Waisak di Sulut
Kisah Biksu Thailand di Manado, Belajar Bahasa Kawanua dan Makan Pedas, Doakan Kerukunan di Manado
Di Manado, hari raya Waisak biasa dirayakan umat Buddha di Vihara Dhammadipa yang berlokasi di jalan Sudirman.
Penulis: Arthur_Rompis | Editor: Rizali Posumah
"Toleransi di sini luar biasa," katanya.
Dirinya belajar bahasa Manado dan Indonesia dari pergaulan sehari - hari. Itu, katanya, tak sulit.
"Induk semua bahasa adalah bahasa sansekerta. Jadi semua bahasa ada kemiripan," bebernya.
Kepada Tribun Manado ia buka bukaan terhadap keyakinannya. Ungkap dia, Buddha dan manusia bagaikan keluarga.
"Buddha adalah ayah dan kita anak anaknya," bebernya.
Buddha baginya adalah pencarian kebenaran. Dengan merendah ia bertutur.
"Jika ada kebenaran lain dari ini saya akan mengikutinya," tuturnya.
Kisah Chanpatan
Chanpatan, Bante asal Thailand sudah kali kelima datang di Manado untuk melayani umat Buddha di Vihara Dhammadipa yang beralamat Jalan Sudirman.

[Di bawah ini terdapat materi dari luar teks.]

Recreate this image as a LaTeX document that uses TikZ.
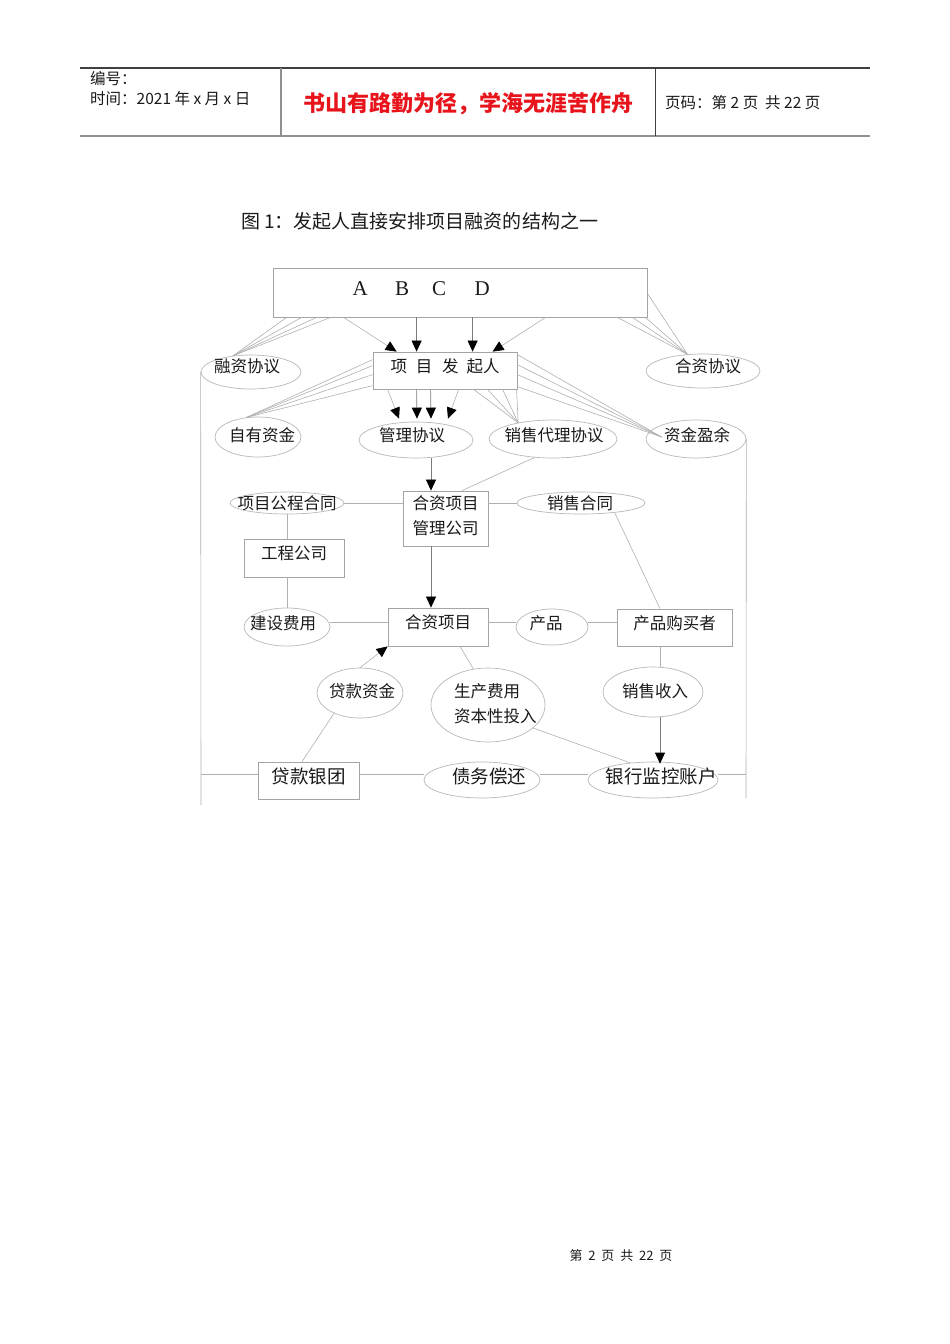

Mengalami lima Waisak di Manado, tak heran jika ia akrab dengan budaya, makanan serta mengerti sedikit Bahasa Manado.
"Chanpatan jo," katanya ketika Tribun bertanya namanya beberapa waktu lalu di Vihara Dhammadipa.
Sebelumnya, ia menyebut nama aslinya yakni Charon. Namun, buru - buru ia mengoreksi, dengan menyebut nama budhisnya itu, ditambah kata jo yang adalah bahasa melayu Manado.
Pagi itu, Chanpatan beserta seorang Bante asal Thailand lainnya tengah duduk di kursi dalam ruang utama Vihara.
Keduanya baru selesai sembahyang pagi, tengah menanti umat yang datang untuk membawa makanan.
Hening dalam aula itu. Di luar terdengar bunyi besi beradu, dari sejumlah pekerja yang tengah memasang tenda untuk perayaan Waisak di samping Vihara.